Le sildénafil vasodilate, mais remodèle aussi les petits vaisseaux

Le sildénafil est un puissant vasodilatateur utilisé à haute dose dans le traitement de l’hypertension pulmonaire. Une équipe Inserm vient de montrer qu’au-delà de son action locale, le médicament induit un remodelage des vaisseaux qui accroît considérablement la densité du réseau vasculaire.

Le sildénafil est très connu sous le nom commercial de Viagra®. Mais cette molécule est utilisée dans d’autres indications que la dysfonction érectile, en particulier dans le traitement de l’hypertension pulmonaire où elle est administrée à haute dose. En inhibant une enzyme cellulaire appelée PDE5, le sildénafil exerce en effet une action vasodilatatrice qui réduit la pression artérielle au niveau des artères pulmonaires. Par ailleurs, son administration est associée à l’apparition de nouveaux vaisseaux, constatée lors d’examens d’imagerie. « Si le sildénafil entraîne la formation locale de nouveaux vaisseaux, que se passe-t-il dans le reste de l’organisme et comment ces vaisseaux se forment-ils ? », interroge Laurent Loufrani*, qui travaille à Angers sur les mécanismes de l’hypertension et du remodelage vasculaire. Avec son équipe, il a voulu mieux comprendre l’impact de ce médicament lorsqu’il est utilisé à haute dose.

Les chercheurs ont pour cela travaillé chez le rat, dans un contexte expérimental qui permet de « forcer » la formation de nouveaux vaisseaux : l’obstruction d’une artère (ischémie). Concrètement, ils ont ligaturé une artère de la cuisse gauche des animaux, puis administré du sildénafil à haute dose à une partie d’entre eux, pendant 7 ou 21 jours. Ils ont ensuite analysé les vaisseaux des rats des différents groupes, notamment pour identifier la provenance des cellules présentes dans les vaisseaux nouvellement formés.

Un réseau préexistant étoffé

Les chercheurs ont observé une densification du réseau vasculaire dans la zone de l’ischémie, chez tous les animaux. Mais le phénomène était beaucoup plus intense chez les rats qui avaient reçu du sildénafil. Le réseau était 50 % plus important après 7 jours de traitement et sa densité avait même doublé au bout de trois semaines. Il était également plus important dans des zones distantes de l’artère expérimentalement obstruée, notamment au niveau des artères mésentériques (branches de l’aorte abdominale).
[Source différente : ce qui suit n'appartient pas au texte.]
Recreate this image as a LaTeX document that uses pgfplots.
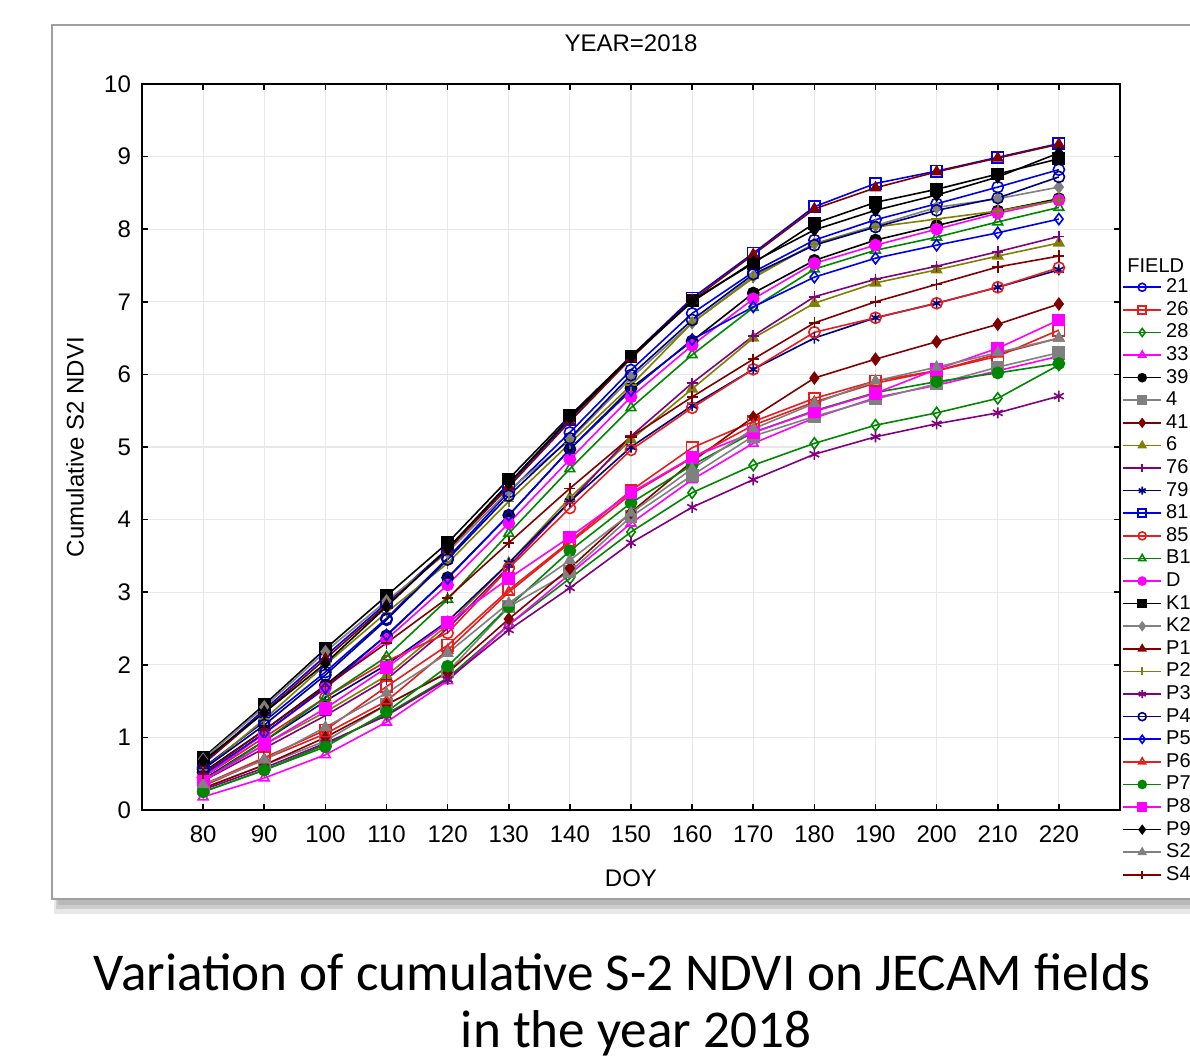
\documentclass[border=0pt]{standalone}
\usepackage{pgfplots}
\pgfplotsset{compat=1.18}
\usepackage{fontspec}
\setmainfont{Liberation Sans}
\newfontfamily\capfont{Carlito}
\definecolor{cblue}{RGB}{0,0,235}
\definecolor{cred}{RGB}{230,30,30}
\definecolor{cgreen}{RGB}{0,135,0}
\definecolor{cmag}{RGB}{255,0,255}
\definecolor{cgrey}{RGB}{128,128,128}
\definecolor{cdred}{RGB}{128,0,0}
\definecolor{colive}{RGB}{128,128,0}
\definecolor{cpurp}{RGB}{128,0,128}
\definecolor{cnavy}{RGB}{0,0,128}
\begin{document}
\begin{tikzpicture}
\path[use as bounding box] (0,0) rectangle (595pt,531pt);
\clip (0,0) rectangle (595pt,531pt);
% slide frame with shadow
\fill[gray!18] (27pt,74pt) rectangle (600pt,81pt);
\fill[gray!40] (28pt,76.5pt) rectangle (600pt,81pt);
\fill[gray!55] (29pt,78.5pt) rectangle (600pt,81pt);
\filldraw[fill=white, draw=gray!75, line width=0.8pt] (26pt,81.5pt) rectangle (600pt,518.5pt);
\node[anchor=west, inner sep=0pt, font=\fontsize{10}{11}\selectfont] at (563.5pt,398pt) {FIELD};
\begin{axis}[
  at={(71pt,126pt)}, anchor=south west,
  scale only axis, width=489pt, height=363pt,
  xmin=70, xmax=230, ymin=0, ymax=10,
  xtick={80,90,...,220}, ytick={0,1,...,10},
  grid=major, grid style={gray!18, line width=0.6pt},
  axis line style={line width=0.9pt},
  tick style={black, line width=0.8pt}, major tick length=3pt,
  tick label style={font=\fontsize{12}{14}\selectfont},
  /pgf/number format/assume math mode=true,
  xticklabel style={yshift=-4.5pt},
  yticklabel style={xshift=-2pt},
  title={YEAR=2018},
  title style={at={(0.5,1)}, anchor=center, yshift=14.5pt, font=\fontsize{12}{14}\selectfont},
  xlabel={DOY},
  xlabel style={at={(0.5,0)}, anchor=center, yshift=-34pt, font=\fontsize{12}{14}\selectfont},
  ylabel={Cumulative S2 NDVI},
  ylabel style={at={(0,0.5)}, anchor=center, yshift=33.5pt, font=\fontsize{12}{14}\selectfont},
  every axis plot/.append style={line width=0.8pt, mark size=2.8pt, mark options={solid}},
  legend style={at={(1,0.736)}, anchor=north west, xshift=1pt, draw=none, fill=none,
    inner sep=0pt, row sep=0.1pt,
    font=\fontsize{10}{11}\selectfont,
    nodes={inner sep=0.9pt, text height=7.4pt, text depth=2pt},
    /tikz/every odd column/.append style={column sep=1.2pt}},
  legend cell align=left,
  legend image code/.code={\draw[mark repeat=2,mark phase=2] plot coordinates {(0pt,0pt)(9.5pt,0pt)(19pt,0pt)};},
  legend image post style={mark size=2pt},
]
\addplot[cblue, mark=o] coordinates {(80,0.58)(90,1.22)(100,1.90)(110,2.64)(120,3.47)(130,4.38)(140,5.20)(150,6.06)(160,6.84)(170,7.41)(180,7.85)(190,8.13)(200,8.35)(210,8.58)(220,8.82)};
\addlegendentry{21}
\addplot[cred, mark=square] coordinates {(80,0.35)(90,0.72)(100,1.10)(110,1.70)(120,2.27)(130,3.03)(140,3.70)(150,4.40)(160,4.99)(170,5.35)(180,5.67)(190,5.91)(200,6.05)(210,6.25)(220,6.61)};
\addlegendentry{26}
\addplot[cgreen, mark=diamond] coordinates {(80,0.25)(90,0.55)(100,0.90)(110,1.32)(120,1.82)(130,2.55)(140,3.19)(150,3.83)(160,4.37)(170,4.75)(180,5.05)(190,5.30)(200,5.47)(210,5.67)(220,6.13)};
\addlegendentry{28}
\addplot[cmag, mark=triangle] coordinates {(80,0.18)(90,0.44)(100,0.76)(110,1.21)(120,1.78)(130,2.55)(140,3.25)(150,3.95)(160,4.55)(170,5.05)(180,5.40)(190,5.68)(200,5.85)(210,6.05)(220,6.25)};
\addlegendentry{33}
\addplot[black, mark=*] coordinates {(80,0.52)(90,1.10)(100,1.72)(110,2.40)(120,3.20)(130,4.06)(140,4.97)(150,5.81)(160,6.46)(170,7.12)(180,7.57)(190,7.85)(200,8.05)(210,8.25)(220,8.42)};
\addlegendentry{39}
\addplot[cgrey, mark=square*] coordinates {(80,0.30)(90,0.62)(100,0.95)(110,1.45)(120,1.90)(130,2.80)(140,3.28)(150,4.04)(160,4.61)(170,5.15)(180,5.42)(190,5.66)(200,5.87)(210,6.10)(220,6.30)};
\addlegendentry{4}
\addplot[cdred, mark=diamond*] coordinates {(80,0.30)(90,0.62)(100,1.00)(110,1.45)(120,1.89)(130,2.63)(140,3.33)(150,4.10)(160,4.80)(170,5.41)(180,5.95)(190,6.21)(200,6.45)(210,6.69)(220,6.97)};
\addlegendentry{41}
\addplot[colive, mark=triangle*] coordinates {(80,0.42)(90,0.90)(100,1.35)(110,1.85)(120,2.55)(130,3.40)(140,4.30)(150,5.10)(160,5.80)(170,6.50)(180,6.98)(190,7.26)(200,7.44)(210,7.63)(220,7.81)};
\addlegendentry{6}
\addplot[cpurp, mark=+] coordinates {(80,0.40)(90,0.85)(100,1.30)(110,1.80)(120,2.50)(130,3.35)(140,4.25)(150,5.15)(160,5.88)(170,6.53)(180,7.07)(190,7.31)(200,7.49)(210,7.69)(220,7.90)};
\addlegendentry{76}
\addplot[cnavy, mark=asterisk] coordinates {(80,0.42)(90,0.95)(100,1.50)(110,2.00)(120,2.60)(130,3.40)(140,4.25)(150,5.00)(160,5.57)(170,6.07)(180,6.50)(190,6.78)(200,6.98)(210,7.20)(220,7.44)};
\addlegendentry{79}
\addplot[cblue, mark=square] coordinates {(80,0.65)(90,1.38)(100,2.12)(110,2.85)(120,3.60)(130,4.48)(140,5.38)(150,6.25)(160,7.05)(170,7.67)(180,8.31)(190,8.63)(200,8.80)(210,8.99)(220,9.18)};
\addlegendentry{81}
\addplot[cred, mark=o] coordinates {(80,0.45)(90,1.00)(100,1.55)(110,2.05)(120,2.44)(130,3.33)(140,4.16)(150,4.96)(160,5.54)(170,6.07)(180,6.58)(190,6.78)(200,6.98)(210,7.20)(220,7.47)};
\addlegendentry{85}
\addplot[cgreen, mark=triangle] coordinates {(80,0.40)(90,0.95)(100,1.55)(110,2.11)(120,2.90)(130,3.81)(140,4.70)(150,5.54)(160,6.27)(170,6.92)(180,7.45)(190,7.71)(200,7.89)(210,8.10)(220,8.30)};
\addlegendentry{B1}
\addplot[cmag, mark=*] coordinates {(80,0.45)(90,1.05)(100,1.68)(110,2.35)(120,3.10)(130,3.95)(140,4.83)(150,5.69)(160,6.40)(170,7.04)(180,7.53)(190,7.78)(200,8.00)(210,8.22)(220,8.40)};
\addlegendentry{D}
\addplot[black, mark=square*] coordinates {(80,0.72)(90,1.45)(100,2.22)(110,2.95)(120,3.68)(130,4.56)(140,5.43)(150,6.25)(160,7.02)(170,7.53)(180,8.08)(190,8.37)(200,8.55)(210,8.76)(220,8.97)};
\addlegendentry{K1}
\addplot[cgrey, mark=diamond*] coordinates {(80,0.70)(90,1.42)(100,2.18)(110,2.88)(120,3.55)(130,4.40)(140,5.10)(150,5.95)(160,6.71)(170,7.35)(180,7.80)(190,8.05)(200,8.30)(210,8.42)(220,8.58)};
\addlegendentry{K2}
\addplot[cdred, mark=triangle*] coordinates {(80,0.63)(90,1.35)(100,2.08)(110,2.82)(120,3.58)(130,4.45)(140,5.35)(150,6.22)(160,7.02)(170,7.65)(180,8.28)(190,8.57)(200,8.79)(210,8.98)(220,9.17)};
\addlegendentry{P1}
\addplot[colive, mark=+] coordinates {(80,0.55)(90,1.25)(100,2.00)(110,2.72)(120,3.40)(130,4.25)(140,5.05)(150,5.85)(160,6.71)(170,7.33)(180,7.80)(190,8.03)(200,8.14)(210,8.25)(220,8.40)};
\addlegendentry{P2}
\addplot[cpurp, mark=asterisk] coordinates {(80,0.28)(90,0.58)(100,0.92)(110,1.30)(120,1.80)(130,2.48)(140,3.06)(150,3.68)(160,4.17)(170,4.55)(180,4.90)(190,5.14)(200,5.32)(210,5.47)(220,5.70)};
\addlegendentry{P3}
\addplot[cnavy, mark=o] coordinates {(80,0.56)(90,1.17)(100,1.86)(110,2.62)(120,3.45)(130,4.33)(140,5.12)(150,5.99)(160,6.75)(170,7.38)(180,7.78)(190,8.03)(200,8.26)(210,8.43)(220,8.72)};
\addlegendentry{P4}
\addplot[cblue, mark=diamond] coordinates {(80,0.48)(90,1.06)(100,1.68)(110,2.41)(120,3.19)(130,4.06)(140,4.97)(150,5.78)(160,6.48)(170,6.93)(180,7.34)(190,7.60)(200,7.78)(210,7.95)(220,8.14)};
\addlegendentry{P5}
\addplot[cred, mark=triangle] coordinates {(80,0.33)(90,0.70)(100,1.05)(110,1.50)(120,2.20)(130,3.00)(140,3.68)(150,4.35)(160,4.85)(170,5.30)(180,5.62)(190,5.88)(200,6.05)(210,6.28)(220,6.50)};
\addlegendentry{P6}
\addplot[cgreen, mark=*] coordinates {(80,0.25)(90,0.55)(100,0.87)(110,1.35)(120,1.98)(130,2.80)(140,3.57)(150,4.23)(160,4.75)(170,5.20)(180,5.50)(190,5.75)(200,5.90)(210,6.02)(220,6.15)};
\addlegendentry{P7}
\addplot[cmag, mark=square*] coordinates {(80,0.40)(90,0.90)(100,1.40)(110,1.96)(120,2.58)(130,3.19)(140,3.76)(150,4.37)(160,4.86)(170,5.20)(180,5.49)(190,5.74)(200,6.07)(210,6.36)(220,6.75)};
\addlegendentry{P8}
\addplot[black, mark=diamond*] coordinates {(80,0.68)(90,1.34)(100,2.02)(110,2.80)(120,3.60)(130,4.50)(140,5.40)(150,6.24)(160,7.00)(170,7.55)(180,7.99)(190,8.26)(200,8.47)(210,8.72)(220,9.05)};
\addlegendentry{P9}
\addplot[cgrey, mark=triangle*] coordinates {(80,0.35)(90,0.69)(100,1.14)(110,1.61)(120,2.16)(130,2.85)(140,3.44)(150,4.09)(160,4.70)(170,5.25)(180,5.60)(190,5.91)(200,6.10)(210,6.30)(220,6.50)};
\addlegendentry{S2}
\addplot[cdred, mark=+] coordinates {(80,0.50)(90,1.10)(100,1.70)(110,2.30)(120,2.92)(130,3.68)(140,4.43)(150,5.14)(160,5.69)(170,6.21)(180,6.71)(190,7.00)(200,7.24)(210,7.48)(220,7.63)};
\addlegendentry{S4}
\end{axis}
\node[anchor=base, font=\capfont\fontsize{26.6}{30}\selectfont] at (311pt,36pt) {Variation of cumulative S-2 NDVI on JECAM fields};
\node[anchor=base, font=\capfont\fontsize{26.6}{30}\selectfont] at (318pt,7.5pt) {in the year 2018};
\end{tikzpicture}
\end{document}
Pour savoir si ce phénomène était lié à l’apparition de vaisseaux nouvellement formés ou s’il s’agissait de petits vaisseaux remodelés et devenus plus importants, les chercheurs ont administré des anticorps qui bloquent la formation de nouveaux vaisseaux à certains des animaux qui recevaient du sildénafil. Résultat : ce traitement n’a pas empêché l’augmentation de la densité vasculaire sous sildénafil. « Nous avons ainsi la démonstration du fait que le réseau vasculaire s’étoffe grâce au remodelage de vaisseaux préexistants. Leur diamètre s’accroît, leur paroi s’épaissit, et ils peuvent absorber un plus gros débit sanguin », explique le chercheur.

Ce travail permet de mieux comprendre le mode d’action du sildénafil. Il montre comment la molécule modifie le réseau vasculaire déjà existant, au-delà de son action vasodilatatrice. « Il apparaît que le système vasculaire se trouve considérablement modifié par le sildénafil, dans sa globalité. Si ces observations ne remettent absolument pas en cause l’utilisation de ce médicament, elles objectivent des changements qu’il induit à long terme dans l’organisme et qu’il est important de connaître », conclut-il.

Note :
* unité 1083 Inserm/CNRS/Angers Université, MITOVASC, équipe CarMe

Source : C. Baron-Menguy et coll. Sildenafil-Induced Revascularization of Rat Hindlimb Involves Arteriogenesis through PI3K/AKT and eNOS Activation. Int J Mol Sci du 16 mai 2022. Doi : 10.3390/ijms23105542.